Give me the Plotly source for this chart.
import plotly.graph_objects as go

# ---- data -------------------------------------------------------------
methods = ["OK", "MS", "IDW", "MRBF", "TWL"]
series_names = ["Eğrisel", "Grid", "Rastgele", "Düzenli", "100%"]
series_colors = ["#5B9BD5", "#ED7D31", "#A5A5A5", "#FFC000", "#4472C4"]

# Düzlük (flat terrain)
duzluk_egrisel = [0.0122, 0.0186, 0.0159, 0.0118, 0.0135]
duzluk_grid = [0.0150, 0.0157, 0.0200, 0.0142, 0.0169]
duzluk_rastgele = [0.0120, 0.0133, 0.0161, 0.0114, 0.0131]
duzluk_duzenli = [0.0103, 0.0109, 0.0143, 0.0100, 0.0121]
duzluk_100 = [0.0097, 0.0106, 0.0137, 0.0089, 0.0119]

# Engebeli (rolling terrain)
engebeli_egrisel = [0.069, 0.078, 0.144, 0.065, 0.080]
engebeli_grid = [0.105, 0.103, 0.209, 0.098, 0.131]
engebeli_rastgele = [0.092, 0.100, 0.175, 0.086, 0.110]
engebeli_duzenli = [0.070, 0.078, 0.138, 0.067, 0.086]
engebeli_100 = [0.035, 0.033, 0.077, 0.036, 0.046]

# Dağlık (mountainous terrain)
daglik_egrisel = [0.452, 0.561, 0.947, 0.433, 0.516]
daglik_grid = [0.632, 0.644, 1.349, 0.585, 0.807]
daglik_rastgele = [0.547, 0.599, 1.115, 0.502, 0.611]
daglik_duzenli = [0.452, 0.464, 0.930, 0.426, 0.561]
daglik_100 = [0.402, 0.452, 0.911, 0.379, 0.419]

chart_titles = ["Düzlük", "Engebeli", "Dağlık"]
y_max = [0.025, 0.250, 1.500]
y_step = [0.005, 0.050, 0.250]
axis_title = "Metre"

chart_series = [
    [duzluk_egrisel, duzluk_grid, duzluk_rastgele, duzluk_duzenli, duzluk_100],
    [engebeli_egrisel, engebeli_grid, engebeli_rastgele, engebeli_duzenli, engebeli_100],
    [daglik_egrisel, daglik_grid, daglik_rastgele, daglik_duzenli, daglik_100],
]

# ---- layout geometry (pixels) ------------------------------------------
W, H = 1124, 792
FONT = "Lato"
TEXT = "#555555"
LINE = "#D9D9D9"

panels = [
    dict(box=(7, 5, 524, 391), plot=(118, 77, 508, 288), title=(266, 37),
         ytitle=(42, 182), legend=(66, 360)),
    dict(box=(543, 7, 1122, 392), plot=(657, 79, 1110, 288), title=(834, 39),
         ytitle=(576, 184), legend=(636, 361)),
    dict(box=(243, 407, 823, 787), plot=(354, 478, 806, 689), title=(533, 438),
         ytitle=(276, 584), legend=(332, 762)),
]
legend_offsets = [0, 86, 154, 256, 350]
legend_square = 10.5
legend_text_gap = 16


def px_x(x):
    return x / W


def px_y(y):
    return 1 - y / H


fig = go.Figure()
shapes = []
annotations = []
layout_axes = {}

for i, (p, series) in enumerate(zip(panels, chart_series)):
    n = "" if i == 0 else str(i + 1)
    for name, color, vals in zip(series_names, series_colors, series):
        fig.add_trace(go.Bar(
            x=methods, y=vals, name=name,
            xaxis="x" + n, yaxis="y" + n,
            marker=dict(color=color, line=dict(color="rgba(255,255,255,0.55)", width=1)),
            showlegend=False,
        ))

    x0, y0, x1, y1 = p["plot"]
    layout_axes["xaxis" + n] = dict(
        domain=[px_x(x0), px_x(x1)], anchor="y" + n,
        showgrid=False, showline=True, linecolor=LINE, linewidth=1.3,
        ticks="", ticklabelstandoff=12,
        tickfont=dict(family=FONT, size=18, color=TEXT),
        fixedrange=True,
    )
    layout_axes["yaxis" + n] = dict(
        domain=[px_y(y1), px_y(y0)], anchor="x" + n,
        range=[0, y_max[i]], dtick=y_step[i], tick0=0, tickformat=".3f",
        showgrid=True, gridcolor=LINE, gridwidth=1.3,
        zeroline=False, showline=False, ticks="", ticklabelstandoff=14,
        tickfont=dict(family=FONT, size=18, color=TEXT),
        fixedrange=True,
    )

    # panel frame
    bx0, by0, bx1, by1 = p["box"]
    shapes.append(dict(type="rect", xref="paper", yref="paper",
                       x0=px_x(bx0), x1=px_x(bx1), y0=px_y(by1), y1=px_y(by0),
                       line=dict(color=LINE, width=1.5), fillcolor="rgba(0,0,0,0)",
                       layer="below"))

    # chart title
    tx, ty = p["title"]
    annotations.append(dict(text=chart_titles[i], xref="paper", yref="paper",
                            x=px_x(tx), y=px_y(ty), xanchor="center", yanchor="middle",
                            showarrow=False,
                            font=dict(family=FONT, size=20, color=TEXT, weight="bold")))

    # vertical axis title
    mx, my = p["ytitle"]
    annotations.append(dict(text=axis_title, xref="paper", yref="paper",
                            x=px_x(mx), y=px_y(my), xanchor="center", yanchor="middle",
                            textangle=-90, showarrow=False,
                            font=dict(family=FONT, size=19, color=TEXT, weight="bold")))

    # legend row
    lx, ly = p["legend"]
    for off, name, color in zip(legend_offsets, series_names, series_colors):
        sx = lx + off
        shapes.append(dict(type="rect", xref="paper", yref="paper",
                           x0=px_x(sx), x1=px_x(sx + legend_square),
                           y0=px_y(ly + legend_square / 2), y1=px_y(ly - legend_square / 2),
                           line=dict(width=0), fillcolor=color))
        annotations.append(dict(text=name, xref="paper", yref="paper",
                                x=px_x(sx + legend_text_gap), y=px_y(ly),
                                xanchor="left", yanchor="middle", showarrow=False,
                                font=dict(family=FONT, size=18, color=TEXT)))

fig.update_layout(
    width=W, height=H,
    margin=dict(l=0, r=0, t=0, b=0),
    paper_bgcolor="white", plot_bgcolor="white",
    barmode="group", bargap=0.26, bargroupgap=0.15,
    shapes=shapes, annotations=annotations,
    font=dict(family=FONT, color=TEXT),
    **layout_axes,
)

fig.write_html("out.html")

---

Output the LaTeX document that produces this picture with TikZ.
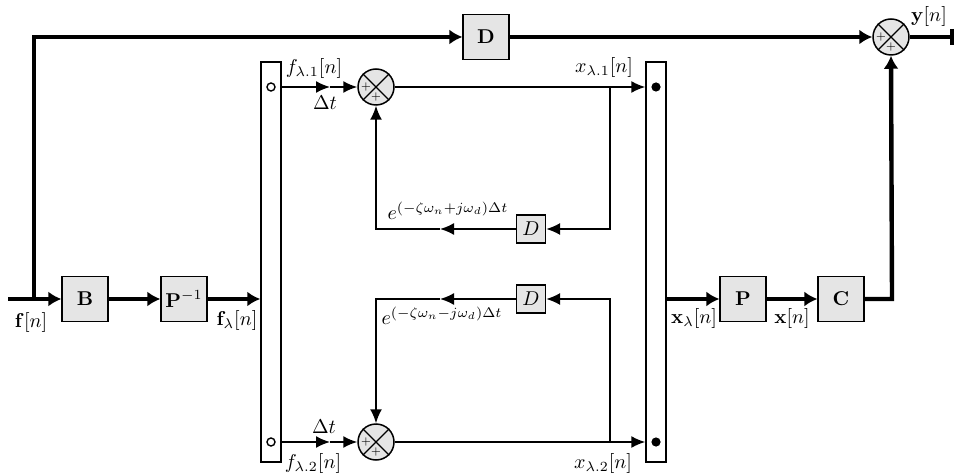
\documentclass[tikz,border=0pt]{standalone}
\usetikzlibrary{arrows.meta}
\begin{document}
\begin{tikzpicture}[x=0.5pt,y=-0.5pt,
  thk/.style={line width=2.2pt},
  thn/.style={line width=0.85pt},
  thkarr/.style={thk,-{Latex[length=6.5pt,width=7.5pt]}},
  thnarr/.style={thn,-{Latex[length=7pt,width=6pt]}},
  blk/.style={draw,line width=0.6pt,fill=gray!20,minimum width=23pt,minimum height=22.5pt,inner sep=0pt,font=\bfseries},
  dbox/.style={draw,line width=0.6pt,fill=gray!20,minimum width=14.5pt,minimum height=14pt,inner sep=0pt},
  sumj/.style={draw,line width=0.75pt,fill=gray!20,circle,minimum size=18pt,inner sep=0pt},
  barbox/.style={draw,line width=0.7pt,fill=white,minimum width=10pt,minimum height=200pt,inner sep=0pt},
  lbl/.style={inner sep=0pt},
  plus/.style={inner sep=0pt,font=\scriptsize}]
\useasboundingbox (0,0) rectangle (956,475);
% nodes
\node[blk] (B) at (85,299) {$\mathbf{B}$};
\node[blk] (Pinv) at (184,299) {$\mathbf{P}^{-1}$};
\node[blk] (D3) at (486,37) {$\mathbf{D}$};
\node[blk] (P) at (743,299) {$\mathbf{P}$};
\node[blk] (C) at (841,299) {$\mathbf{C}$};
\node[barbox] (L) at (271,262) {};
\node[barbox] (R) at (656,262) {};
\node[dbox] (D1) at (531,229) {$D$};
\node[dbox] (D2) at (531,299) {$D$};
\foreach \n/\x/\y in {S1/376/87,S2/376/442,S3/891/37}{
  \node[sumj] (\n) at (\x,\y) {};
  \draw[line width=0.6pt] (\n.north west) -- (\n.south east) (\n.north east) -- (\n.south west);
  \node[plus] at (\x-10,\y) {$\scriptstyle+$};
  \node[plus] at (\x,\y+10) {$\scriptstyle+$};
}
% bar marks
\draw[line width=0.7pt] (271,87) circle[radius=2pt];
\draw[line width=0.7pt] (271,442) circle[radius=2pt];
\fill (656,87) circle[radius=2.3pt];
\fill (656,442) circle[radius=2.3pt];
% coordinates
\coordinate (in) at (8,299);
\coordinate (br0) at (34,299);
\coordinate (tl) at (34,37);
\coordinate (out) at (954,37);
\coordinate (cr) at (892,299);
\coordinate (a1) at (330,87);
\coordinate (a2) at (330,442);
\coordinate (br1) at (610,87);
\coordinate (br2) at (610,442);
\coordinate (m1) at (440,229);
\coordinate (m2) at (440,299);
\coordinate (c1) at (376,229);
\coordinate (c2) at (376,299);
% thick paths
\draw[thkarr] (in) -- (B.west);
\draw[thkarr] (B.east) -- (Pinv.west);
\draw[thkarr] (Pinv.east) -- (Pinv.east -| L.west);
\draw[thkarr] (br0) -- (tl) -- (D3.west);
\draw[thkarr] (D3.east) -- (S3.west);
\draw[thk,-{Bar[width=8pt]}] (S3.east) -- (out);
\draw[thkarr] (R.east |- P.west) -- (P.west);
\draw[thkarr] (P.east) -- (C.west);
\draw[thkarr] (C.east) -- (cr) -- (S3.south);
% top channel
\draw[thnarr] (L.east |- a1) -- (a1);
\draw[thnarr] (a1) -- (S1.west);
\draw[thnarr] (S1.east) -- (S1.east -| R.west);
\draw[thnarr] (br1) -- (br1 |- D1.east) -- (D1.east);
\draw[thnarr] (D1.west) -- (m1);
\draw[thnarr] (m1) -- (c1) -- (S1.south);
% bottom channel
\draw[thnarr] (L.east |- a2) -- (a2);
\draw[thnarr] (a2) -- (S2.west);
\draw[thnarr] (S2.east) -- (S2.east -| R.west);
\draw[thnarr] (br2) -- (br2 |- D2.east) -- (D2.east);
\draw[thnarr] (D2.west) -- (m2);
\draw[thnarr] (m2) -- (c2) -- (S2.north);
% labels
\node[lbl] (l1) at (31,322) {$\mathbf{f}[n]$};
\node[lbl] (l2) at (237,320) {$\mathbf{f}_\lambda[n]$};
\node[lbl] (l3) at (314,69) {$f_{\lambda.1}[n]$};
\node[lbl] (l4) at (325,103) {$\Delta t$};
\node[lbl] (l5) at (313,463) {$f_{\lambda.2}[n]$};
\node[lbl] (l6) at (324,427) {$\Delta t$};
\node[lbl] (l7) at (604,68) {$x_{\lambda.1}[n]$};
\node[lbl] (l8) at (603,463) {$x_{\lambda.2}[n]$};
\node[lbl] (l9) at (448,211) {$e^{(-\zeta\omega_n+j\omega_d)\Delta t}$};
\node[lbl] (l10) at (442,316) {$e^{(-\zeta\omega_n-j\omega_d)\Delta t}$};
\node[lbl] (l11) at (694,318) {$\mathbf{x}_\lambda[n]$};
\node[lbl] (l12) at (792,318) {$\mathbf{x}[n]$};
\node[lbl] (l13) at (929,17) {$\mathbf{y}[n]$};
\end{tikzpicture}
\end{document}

---

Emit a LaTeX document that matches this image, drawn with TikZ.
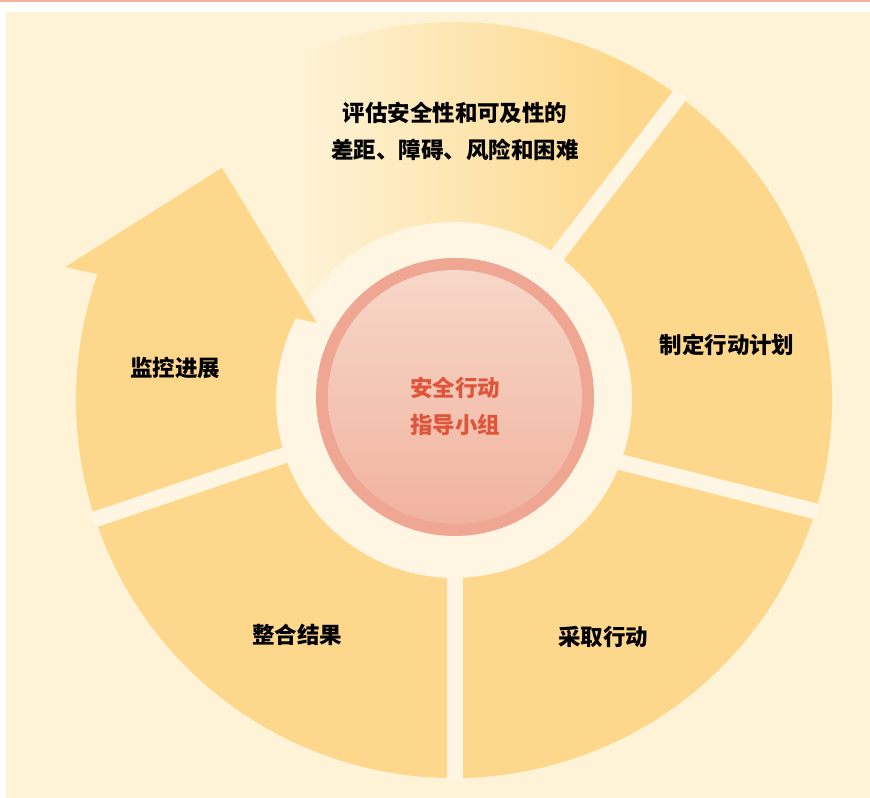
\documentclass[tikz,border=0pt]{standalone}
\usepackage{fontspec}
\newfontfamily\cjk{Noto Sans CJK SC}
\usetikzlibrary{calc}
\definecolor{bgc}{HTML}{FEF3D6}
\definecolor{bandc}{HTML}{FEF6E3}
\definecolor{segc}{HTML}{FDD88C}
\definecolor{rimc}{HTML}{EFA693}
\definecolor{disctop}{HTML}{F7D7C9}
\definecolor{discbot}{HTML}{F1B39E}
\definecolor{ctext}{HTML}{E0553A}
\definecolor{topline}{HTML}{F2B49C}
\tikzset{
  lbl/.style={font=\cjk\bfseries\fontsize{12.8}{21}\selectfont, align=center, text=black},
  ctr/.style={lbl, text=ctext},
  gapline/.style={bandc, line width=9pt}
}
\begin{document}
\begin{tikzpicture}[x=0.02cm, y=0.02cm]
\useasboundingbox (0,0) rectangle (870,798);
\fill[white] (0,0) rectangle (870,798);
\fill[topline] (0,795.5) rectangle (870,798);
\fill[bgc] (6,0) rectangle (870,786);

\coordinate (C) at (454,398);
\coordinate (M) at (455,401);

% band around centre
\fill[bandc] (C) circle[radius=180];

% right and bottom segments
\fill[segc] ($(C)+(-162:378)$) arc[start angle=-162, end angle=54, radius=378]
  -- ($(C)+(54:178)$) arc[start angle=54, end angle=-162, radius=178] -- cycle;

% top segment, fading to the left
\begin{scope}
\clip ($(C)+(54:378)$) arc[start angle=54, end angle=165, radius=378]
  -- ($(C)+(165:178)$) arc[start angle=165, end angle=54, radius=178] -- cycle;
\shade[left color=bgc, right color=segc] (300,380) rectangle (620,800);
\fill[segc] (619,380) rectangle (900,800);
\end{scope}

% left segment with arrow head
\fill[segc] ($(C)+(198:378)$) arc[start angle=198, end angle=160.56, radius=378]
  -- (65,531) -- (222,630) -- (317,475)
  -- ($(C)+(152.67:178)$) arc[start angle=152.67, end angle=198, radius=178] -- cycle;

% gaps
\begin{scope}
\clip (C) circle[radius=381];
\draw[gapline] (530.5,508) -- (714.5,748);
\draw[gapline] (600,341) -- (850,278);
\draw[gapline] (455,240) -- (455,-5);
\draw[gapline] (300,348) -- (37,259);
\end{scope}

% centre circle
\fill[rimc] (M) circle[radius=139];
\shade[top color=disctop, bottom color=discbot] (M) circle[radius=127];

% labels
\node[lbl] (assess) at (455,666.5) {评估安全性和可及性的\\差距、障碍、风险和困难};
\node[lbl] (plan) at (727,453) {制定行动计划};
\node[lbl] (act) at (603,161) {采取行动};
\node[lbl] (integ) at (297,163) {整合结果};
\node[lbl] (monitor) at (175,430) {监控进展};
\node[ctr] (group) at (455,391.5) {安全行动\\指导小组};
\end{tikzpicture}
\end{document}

- INSTRUCTIONS FOR THE TASK:
Print exactly the lines from the line with "Give me the Plotly source for this chart." to the line with "import plotly.graph_objects as go", both included, and nothing else.

- SOLUTION FOR THIS PROBLEM:
Give me the Plotly source for this chart.
import plotly.graph_objects as go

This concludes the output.